Algo em que sempre penso e que nos últimos tempos tem me perturbado ainda mais, são as condições em que, nós, pessoas com deficiência e que somos atravessados, por exemplo, pela negritude ou que somos da comunidade LGBTQIAPN+,
somos tratados e acolhidos nas unidades da rede pública de saúde e eu não tenho motivos para acreditar que na rede privada as coisas sejam muito diferentes, até porque eu usei a rede privada por muito tempo, até que, por conta da minha idade, o plano de saúde se tornou impagável.
Profissionais de saúde deveriam acolher e cuidar das pessoas, principalmente as mais vulneráveis, mas parecem escolhe-las como os principais alvos do descaso e dos maus tratos. Por conta das minhas condições de saúde preciso ir regularmente ao psiquiatra e ao psicólogo. O psiquiatra é jovem, mas é um bom médico e parece ser uma boa pessoa, pelo menos na maior parte do tempo, mas há vezes em que é fácil perceber a falta de atenção às minhas queixas e relatos com que ele leva a consulta. Porém esse psiquiatra é o único na sua especialidade nesta unidade de saúde e, por isso, ele tem uma agenda muito concorrida e é difícil agendar as consultas no prazo que ele pede e em consequência é comum os pacientes ficarem sem medicação, uma vez que a maior parte dos remédios utilizados nesses tratamentos são controlados e exigem receitas especiais.
Outro dia fui eu quem fiquei sem medicação e precisei falar com uma das técnicas de enfermagem do setor de acolhimento da UBS (Unidade Básica de Saúde) e a má vontade e a cara de pouco caso da profissional ao lidar comigo, foram de matar.
Espero nunca mais passar por disso, mas vai acontecer, eu sei.
Ao iniciar a pesquisa para esse artigo, me deparei com alguns problemas e o principal deles foi a falta de dados, principalmente do governo, sobre as interseccionalidades entre raça, gênero, orientação sexual, identidade de gênero, classe social e também deficiência.
A falta de informações sobre a vida das pessoas negras com deficiência no Brasil é resultado da discriminação interseccional ao mesmo tempo em que é uma das causas dessa mesma discriminação.
O racismo do dia a dia e as agressões e microagressões que vêm dele, o medo da violência policial, que não é uma paranoia ou um delírio, são fatos amplamente documentados não só em dados de entidades que lidam com o racismo e também com a
violência, há também os inúmeros casos documentados em vídeos pelas populações periféricas e que na maioria das vezes não resultam em qualquer punição aos responsáveis ou resultam em punições extremamente brandas.
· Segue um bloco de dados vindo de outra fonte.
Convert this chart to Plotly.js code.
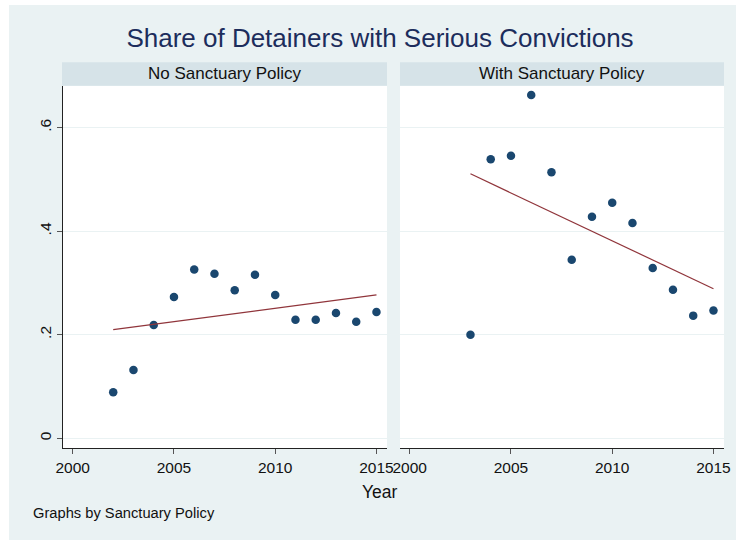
<!DOCTYPE html>
<html>
<head>
<meta charset="utf-8">
<script src="https://cdn.plot.ly/plotly-3.0.1.min.js"></script>
<style>html,body{margin:0;padding:0;background:#fff;}#chart{width:736px;height:540px;}</style>
</head>
<body>
<div id="chart"></div>
<script>
// ---- data ----
const panelNames = ["No Sanctuary Policy", "With Sanctuary Policy"];
const yearsNo = [2002, 2003, 2004, 2005, 2006, 2007, 2008, 2009, 2010, 2011, 2012, 2013, 2014, 2015];
const shareNo = [0.089, 0.132, 0.219, 0.273, 0.326, 0.318, 0.286, 0.316, 0.277, 0.229, 0.229, 0.242, 0.225, 0.244];
const yearsWith = [2003, 2004, 2005, 2006, 2007, 2008, 2009, 2010, 2011, 2012, 2013, 2014, 2015];
const shareWith = [0.200, 0.539, 0.546, 0.663, 0.514, 0.345, 0.428, 0.455, 0.416, 0.329, 0.287, 0.237, 0.247];
const fitYearsNo = [2002, 2015];
const fitNo = [0.210, 0.277];
const fitYearsWith = [2003, 2015];
const fitWith = [0.511, 0.289];
const xTickVals = [2000, 2005, 2010, 2015];
const xTickText = ["2000", "2005", "2010", "2015"];
const yTickVals = [0, 0.2, 0.4, 0.6];
const yTickText = ["0", ".2", ".4", ".6"];

// ---- layout geometry (pixels -> paper, margins are zero) ----
const W = 736, H = 540;
const px = v => v / W;
const py = v => 1 - v / H;
const leftDom = [px(63), px(387)];
const rightDom = [px(400), px(724)];
const yDom = [py(448.3), py(86)];

const FONT = '"Liberation Sans", Arial, Helvetica, sans-serif';
const navy = '#1A476F';
const maroon = '#90353B';
const bg = '#EAF2F3';
const stripCol = '#D6E3E8';
const gridCol = '#EAF2F3';

const markerStyle = {color: navy, size: 8.5, line: {width: 0}};
const lineStyle = {color: maroon, width: 1.2};

const traces = [
  {x: yearsNo, y: shareNo, type: 'scatter', mode: 'markers', marker: markerStyle, xaxis: 'x', yaxis: 'y', showlegend: false, hoverinfo: 'skip'},
  {x: fitYearsNo, y: fitNo, type: 'scatter', mode: 'lines', line: lineStyle, xaxis: 'x', yaxis: 'y', showlegend: false, hoverinfo: 'skip'},
  {x: yearsWith, y: shareWith, type: 'scatter', mode: 'markers', marker: markerStyle, xaxis: 'x2', yaxis: 'y2', showlegend: false, hoverinfo: 'skip'},
  {x: fitYearsWith, y: fitWith, type: 'scatter', mode: 'lines', line: lineStyle, xaxis: 'x2', yaxis: 'y2', showlegend: false, hoverinfo: 'skip'}
];

const xRange = [1999.52, 2015.52];
const yRange = [-0.0193, 0.6806];

function xAxis(dom, anchor) {
  return {
    domain: dom, anchor: anchor, range: xRange, fixedrange: true,
    tickmode: 'array', tickvals: xTickVals, ticktext: xTickText,
    ticks: 'outside', ticklen: 5, tickwidth: 1, tickcolor: '#555',
    showline: true, linecolor: '#222', linewidth: 1,
    showgrid: false, zeroline: false,
    tickfont: {family: FONT, size: 15.5, color: '#111'}
  };
}
function yAxis(anchor, labels) {
  return {
    domain: yDom, anchor: anchor, range: yRange, fixedrange: true,
    tickmode: 'array', tickvals: yTickVals, ticktext: yTickText,
    ticks: labels ? 'outside' : '', ticklen: 5, tickwidth: 1, tickcolor: '#555',
    showticklabels: labels, tickangle: -90,
    showline: labels, linecolor: '#222', linewidth: 1,
    showgrid: true, gridcolor: gridCol, gridwidth: 1.3, zeroline: false,
    tickfont: {family: FONT, size: 15.5, color: '#111'}
  };
}

const shapes = [
  {type: 'rect', xref: 'paper', yref: 'paper', x0: px(9), x1: 1, y0: 0, y1: py(5), fillcolor: bg, line: {width: 0}, layer: 'below'},
  {type: 'rect', xref: 'paper', yref: 'paper', x0: leftDom[0], x1: leftDom[1], y0: yDom[0], y1: yDom[1], fillcolor: '#FFFFFF', line: {width: 0}, layer: 'below'},
  {type: 'rect', xref: 'paper', yref: 'paper', x0: rightDom[0], x1: rightDom[1], y0: yDom[0], y1: yDom[1], fillcolor: '#FFFFFF', line: {width: 0}, layer: 'below'},
  {type: 'rect', xref: 'paper', yref: 'paper', x0: px(62), x1: leftDom[1], y0: py(85.7), y1: py(62.3), fillcolor: stripCol, line: {width: 0}, layer: 'below'},
  {type: 'rect', xref: 'paper', yref: 'paper', x0: rightDom[0], x1: rightDom[1], y0: py(85.7), y1: py(62.3), fillcolor: stripCol, line: {width: 0}, layer: 'below'}
];

const annotations = [
  {text: panelNames[0], xref: 'paper', yref: 'paper', x: px(224.5), y: py(73.5), xanchor: 'center', yanchor: 'middle', showarrow: false, font: {family: FONT, size: 17, color: '#111'}},
  {text: panelNames[1], xref: 'paper', yref: 'paper', x: px(562), y: py(73.5), xanchor: 'center', yanchor: 'middle', showarrow: false, font: {family: FONT, size: 17, color: '#111'}},
  {text: 'Year', xref: 'paper', yref: 'paper', x: px(379.5), y: py(492), xanchor: 'center', yanchor: 'middle', showarrow: false, font: {family: FONT, size: 17.5, color: '#111'}},
  {text: 'Graphs by Sanctuary Policy', xref: 'paper', yref: 'paper', x: px(31), y: py(512.5), xanchor: 'left', yanchor: 'middle', showarrow: false, font: {family: FONT, size: 14.7, color: '#111'}}
];

const layout = {
  width: W, height: H,
  margin: {l: 0, r: 0, t: 0, b: 0, pad: 0},
  paper_bgcolor: '#FFFFFF',
  plot_bgcolor: 'rgba(0,0,0,0)',
  title: {text: 'Share of Detainers with Serious Convictions', x: px(380), xanchor: 'center', xref: 'paper', y: py(38), yanchor: 'middle', yref: 'container', font: {family: FONT, size: 26, color: '#1C2D5C'}},
  xaxis: xAxis(leftDom, 'y'),
  yaxis: yAxis('x', true),
  xaxis2: xAxis(rightDom, 'y2'),
  yaxis2: yAxis('x2', false),
  shapes: shapes,
  annotations: annotations,
  showlegend: false
};

Plotly.newPlot('chart', traces, layout, {displayModeBar: false, staticPlot: true});
</script>
</body>
</html>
Tudo isso gera nas pessoas
com deficiência e também nas populações negras, ainda mais LGBTQIAPN+, um estado de hipervigilância que ajuda a
prejudicar bastante a saúde mental desses grupos agredidos e quando já existe uma predisposição a problemas de saúde mental as coisas ficam ainda mais complicadas.
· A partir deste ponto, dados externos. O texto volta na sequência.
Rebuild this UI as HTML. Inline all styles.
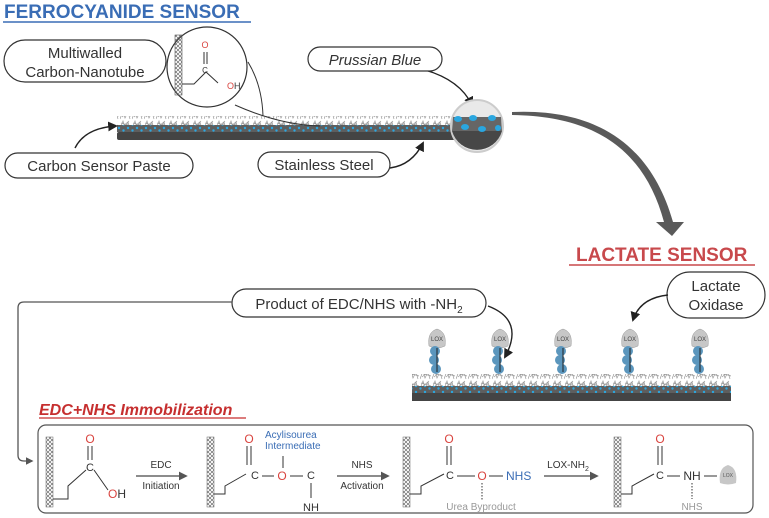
<!DOCTYPE html>
<html><head><meta charset="utf-8"><style>
html,body{margin:0;padding:0;background:#fff;}
svg{display:block;font-family:"Liberation Sans",sans-serif;}
</style></head><body>
<svg width="769" height="518" viewBox="0 0 769 518" xmlns="http://www.w3.org/2000/svg">
<defs>
<pattern id="mesh" width="12" height="10" patternUnits="userSpaceOnUse">
<path d="M0 9 L3 1 L5 8 L8 2 L10 9 M1 3 L11 6 M2 7 L9 1" stroke="#9a9a9a" stroke-width="0.7" fill="none"/>
</pattern>
<pattern id="dots" width="9" height="6" patternUnits="userSpaceOnUse">
<rect width="9" height="6" fill="#5e5e5e"/>
<circle cx="2" cy="2" r="1.2" fill="#2aa6df"/><circle cx="6.5" cy="4.5" r="1.2" fill="#2aa6df"/>
</pattern>
<pattern id="tube" width="4" height="4" patternUnits="userSpaceOnUse">
<path d="M0 0 L4 4 M4 0 L0 4" stroke="#555" stroke-width="0.6"/>
</pattern>
<marker id="ah" viewBox="0 0 10 10" refX="8" refY="5" markerWidth="7" markerHeight="7" orient="auto"><path d="M0 0 L10 5 L0 10 z" fill="#222"/></marker>
<marker id="ag" viewBox="0 0 10 10" refX="8" refY="5" markerWidth="6" markerHeight="6" orient="auto"><path d="M0 0 L10 5 L0 10 z" fill="#555"/></marker>
<g id="lox">
<path d="M-8 346 Q-10 332 0 329 Q10 332 8 346 Q0 350 -8 346z" fill="#c7c7c7" stroke="#999" stroke-width="0.5"/>
<text x="0" y="341" font-size="6" fill="#444" text-anchor="middle">LOX</text>
<circle cx="-2" cy="351" r="5" fill="#5b96bd"/><circle cx="-3" cy="360" r="5" fill="#5b96bd"/><circle cx="-1" cy="369" r="5" fill="#5b96bd"/>
<line x1="0" y1="348" x2="0" y2="372" stroke="#222" stroke-width="1"/>
</g>
</defs>

<!-- Title -->
<text x="4" y="18" font-size="19" font-weight="bold" fill="#3a6db5">FERROCYANIDE SENSOR</text>
<line x1="3" y1="22" x2="251" y2="22" stroke="#3a6db5" stroke-width="1.5"/>

<!-- strip 1 -->
<rect x="117" y="116" width="340" height="9" fill="url(#mesh)"/>
<rect x="117" y="125" width="340" height="7" fill="url(#dots)"/>
<rect x="117" y="132" width="340" height="8" fill="#444" rx="2"/>

<!-- connectors -->
<path d="M235 105 Q280 125 320 126" stroke="#333" stroke-width="1" fill="none"/>
<path d="M248 62 Q262 85 263 116" stroke="#333" stroke-width="1" fill="none"/>
<path d="M75 148 Q85 128 116 126" stroke="#222" stroke-width="1.4" fill="none" marker-end="url(#ah)"/>
<path d="M390 168 Q412 165 423 143" stroke="#222" stroke-width="1.4" fill="none" marker-end="url(#ah)"/>
<path d="M425 70 Q460 80 472 105" stroke="#222" stroke-width="1.4" fill="none" marker-end="url(#ah)"/>

<!-- circle zoom MWCNT -->
<circle cx="207" cy="67" r="40" fill="#fff" stroke="#333" stroke-width="1.2"/>
<rect x="175" y="35" width="7" height="60" fill="url(#tube)" stroke="#555" stroke-width="0.6"/>
<path d="M182 84 L194 84 L206 72 L218 83" stroke="#333" stroke-width="1" fill="none"/>
<line x1="204" y1="52" x2="204" y2="64" stroke="#333"/><line x1="207" y1="52" x2="207" y2="64" stroke="#333"/>
<text x="205" y="48" font-size="9" fill="#d9443f" text-anchor="middle">O</text>
<text x="205" y="73" font-size="8" fill="#333" text-anchor="middle">C</text>
<text x="227" y="89" font-size="9" fill="#d9443f">O<tspan fill="#333">H</tspan></text>

<!-- end circle -->
<circle cx="477" cy="126" r="26" fill="#e9e9e9" stroke="#ccc" stroke-width="2"/>
<path d="M453 117 L501 117 L502 131 L452 131 z" fill="#666"/>
<path d="M452 131 L502 131 A26 26 0 0 1 452 131z" fill="#474747"/>
<ellipse cx="458" cy="119" rx="4" ry="3" fill="#2aa6df"/><ellipse cx="473" cy="118" rx="4" ry="3" fill="#2aa6df"/><ellipse cx="492" cy="118" rx="4" ry="3" fill="#2aa6df"/>
<ellipse cx="465" cy="127" rx="4" ry="3" fill="#2aa6df"/><ellipse cx="482" cy="129" rx="4" ry="3" fill="#2aa6df"/><ellipse cx="498" cy="128" rx="3" ry="3" fill="#2aa6df"/>

<!-- pills -->
<rect x="4" y="40" width="162" height="42" rx="21" fill="#fff" stroke="#333" stroke-width="1.2"/>
<text x="85" y="58" font-size="15" fill="#333" text-anchor="middle">Multiwalled</text>
<text x="85" y="77" font-size="15" fill="#333" text-anchor="middle">Carbon-Nanotube</text>
<rect x="308" y="47" width="134" height="24" rx="12" fill="#fff" stroke="#333" stroke-width="1.2"/>
<text x="375" y="65" font-size="15" fill="#333" font-style="italic" text-anchor="middle">Prussian Blue</text>
<rect x="5" y="153" width="188" height="25" rx="12.5" fill="#fff" stroke="#333" stroke-width="1.2"/>
<text x="99" y="171" font-size="15" fill="#333" text-anchor="middle">Carbon Sensor Paste</text>
<rect x="258" y="152" width="132" height="25" rx="12.5" fill="#fff" stroke="#333" stroke-width="1.2"/>
<text x="324" y="170" font-size="15" fill="#333" text-anchor="middle">Stainless Steel</text>

<!-- big arrow (tapered) -->
<path d="M512 112 C600 108 652 148 673 222 L664 222 C645 152 598 116 512 115 z" fill="#5a5a5a"/>
<path d="M656 222 L684 222 L672 236 z" fill="#5a5a5a"/>

<!-- LACTATE SENSOR -->
<text x="576" y="261" font-size="19" font-weight="bold" fill="#c8494c">LACTATE SENSOR</text>
<line x1="569" y1="265" x2="755" y2="265" stroke="#c8494c" stroke-width="1.5"/>

<rect x="667" y="272" width="98" height="46" rx="23" fill="#fff" stroke="#333" stroke-width="1.2"/>
<text x="716" y="291" font-size="15" fill="#333" text-anchor="middle">Lactate</text>
<text x="716" y="310" font-size="15" fill="#333" text-anchor="middle">Oxidase</text>
<path d="M668 295 Q640 298 633 320" stroke="#222" stroke-width="1.4" fill="none" marker-end="url(#ah)"/>

<rect x="232" y="289" width="254" height="28" rx="14" fill="#fff" stroke="#333" stroke-width="1.2"/>
<text x="359" y="309" font-size="15" fill="#333" text-anchor="middle">Product of EDC/NHS with -NH<tspan font-size="10" dy="4">2</tspan></text>
<path d="M488 306 Q525 320 505 357" stroke="#222" stroke-width="1.4" fill="none" marker-end="url(#ah)"/>

<!-- strip 2 -->
<rect x="412" y="374" width="319" height="12" fill="url(#mesh)"/>
<rect x="412" y="386" width="319" height="7" fill="url(#dots)"/>
<rect x="412" y="393" width="319" height="8" fill="#444"/>

<use href="#lox" x="437"/><use href="#lox" x="500"/><use href="#lox" x="563"/><use href="#lox" x="630"/><use href="#lox" x="700"/>

<!-- left connector -->
<path d="M232 302 L24 302 Q18 302 18 308 L18 455 Q18 461 24 461 L32 461" stroke="#555" stroke-width="1.3" fill="none" marker-end="url(#ag)"/>

<!-- EDC title -->
<text x="39" y="415" font-size="16" font-weight="bold" font-style="italic" fill="#c62f2f">EDC+NHS Immobilization</text>
<line x1="39" y1="418" x2="246" y2="418" stroke="#c62f2f" stroke-width="1.3"/>

<rect x="38" y="425" width="715" height="88" rx="8" fill="#fff" stroke="#555" stroke-width="1.2"/>

<g font-size="10" fill="#333">
<rect x="46" y="437" width="7" height="70" fill="url(#tube)" stroke="#666" stroke-width="0.5"/>
<path d="M53 499 L68 499 L68 486 L86 470 M94 470 L108 490" stroke="#333" fill="none"/>
<line x1="88" y1="446" x2="88" y2="460" stroke="#333"/><line x1="92" y1="446" x2="92" y2="460" stroke="#333"/>
<text x="90" y="443" font-size="12" fill="#d9443f" text-anchor="middle">O</text>
<text x="90" y="471" font-size="11" text-anchor="middle">C</text>
<text x="108" y="498" font-size="12" fill="#d9443f">O<tspan fill="#333">H</tspan></text>
<line x1="136" y1="476" x2="186" y2="476" stroke="#666" stroke-width="1.5" marker-end="url(#ag)"/>
<text x="161" y="468" text-anchor="middle">EDC</text>
<text x="161" y="489" text-anchor="middle">Initiation</text>

<rect x="207" y="437" width="7" height="70" fill="url(#tube)" stroke="#666" stroke-width="0.5"/>
<path d="M214 494 L225 494 L225 486 L246 474" stroke="#333" fill="none"/>
<line x1="247" y1="446" x2="247" y2="465" stroke="#333"/><line x1="251" y1="446" x2="251" y2="465" stroke="#333"/>
<text x="249" y="443" font-size="12" fill="#d9443f" text-anchor="middle">O</text>
<text x="255" y="479" font-size="11" text-anchor="middle">C</text>
<line x1="262" y1="476" x2="274" y2="476" stroke="#333"/>
<text x="282" y="480" font-size="12" fill="#d9443f" text-anchor="middle">O</text>
<line x1="290" y1="476" x2="303" y2="476" stroke="#333"/>
<text x="311" y="479" font-size="11" text-anchor="middle">C</text>
<line x1="283" y1="456" x2="283" y2="468" stroke="#333"/>
<line x1="311" y1="483" x2="311" y2="498" stroke="#333"/>
<text x="311" y="511" font-size="11" text-anchor="middle">NH</text>
<text x="265" y="438" fill="#3a6db5">Acylisourea</text>
<text x="265" y="449" fill="#3a6db5">Intermediate</text>
<line x1="337" y1="476" x2="388" y2="476" stroke="#666" stroke-width="1.5" marker-end="url(#ag)"/>
<text x="362" y="468" text-anchor="middle">NHS</text>
<text x="362" y="489" text-anchor="middle">Activation</text>

<rect x="403" y="437" width="7" height="70" fill="url(#tube)" stroke="#666" stroke-width="0.5"/>
<path d="M410 494 L421 494 L421 486 L444 474" stroke="#333" fill="none"/>
<line x1="447" y1="446" x2="447" y2="465" stroke="#333"/><line x1="451" y1="446" x2="451" y2="465" stroke="#333"/>
<text x="449" y="443" font-size="12" fill="#d9443f" text-anchor="middle">O</text>
<text x="450" y="479" font-size="11" text-anchor="middle">C</text>
<line x1="457" y1="476" x2="475" y2="476" stroke="#333"/>
<text x="482" y="480" font-size="12" fill="#d9443f" text-anchor="middle">O</text>
<line x1="489" y1="476" x2="503" y2="476" stroke="#333"/>
<text x="506" y="480" font-size="12" fill="#3a6db5">NHS</text>
<line x1="482" y1="483" x2="482" y2="500" stroke="#333" stroke-dasharray="1.5 1.5"/>
<text x="481" y="510" fill="#999" text-anchor="middle">Urea Byproduct</text>
<line x1="544" y1="476" x2="597" y2="476" stroke="#666" stroke-width="1.5" marker-end="url(#ag)"/>
<text x="568" y="468" text-anchor="middle">LOX-NH<tspan font-size="7" dy="3">2</tspan></text>

<rect x="614" y="437" width="7" height="70" fill="url(#tube)" stroke="#666" stroke-width="0.5"/>
<path d="M621 494 L632 494 L632 486 L654 474" stroke="#333" fill="none"/>
<line x1="658" y1="446" x2="658" y2="465" stroke="#333"/><line x1="662" y1="446" x2="662" y2="465" stroke="#333"/>
<text x="660" y="443" font-size="12" fill="#d9443f" text-anchor="middle">O</text>
<text x="660" y="479" font-size="11" text-anchor="middle">C</text>
<line x1="667" y1="476" x2="680" y2="476" stroke="#333"/>
<text x="692" y="480" font-size="12" text-anchor="middle">NH</text>
<line x1="704" y1="476" x2="717" y2="476" stroke="#333"/>
<line x1="692" y1="483" x2="692" y2="499" stroke="#333" stroke-dasharray="1.5 1.5"/>
<text x="692" y="510" fill="#999" text-anchor="middle">NHS</text>
<path d="M720 483 Q718 468 728 465 Q738 468 736 483 Q728 486 720 483z" fill="#c7c7c7"/>
<text x="728" y="477" font-size="5" fill="#555" text-anchor="middle">LOX</text>
</g>
</svg>
</body></html>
Segundo dados do SINAN (Sistema de Informações de Agravos de Notificação) um sistema do Ministério da Saúde, as pessoas negras (pretas e pardas) representam 57% dos casos de violência autoprovocada dentro do grupo de pessoas LGBTQIAPN+. Ainda de acordo com o SINAN, a depressão é mais comum entre pessoas pobres e a falta de tratamento da depressão atinge mais as pessoas negras. Ainda de acordo com o SINAN a deficiência cognitiva que é a dificuldade para aprender, lembrar-se das coisas ou se concentrar afeta 2,6% da população, sendo um tipo de dificuldade funcional. É uma deficiência que também afeta mais as pessoas negras.
A discriminação constante e a percepção de que pertencemos a grupos sociais marginalizados aumenta o sofrimento mental e afeta a autoestima, além de levar a um sentimento de inferioridade.
Acredito que minha experiência de vida, atravessada por todas essas identidades sociais, como deficiência, negritude, ser uma pessoa LGBTQIAPN+, quando somadas à falta de acolhimento por parte do poder público levam a uma sensação de invisibilidade e abandono que prejudicam não só a saúde mental, mas também a convivência em sociedade e o senso de pertencimento a algum grupo com o qual me identifique.

Sergio Gomes é jornalista e escreve para o site da Câmara Paulista de inclusão da Pessoa com Deficiência desde 2022. É pessoa com deficiência, tem esquizofrenia desde os 23 anos. Tem 48 anos de idade.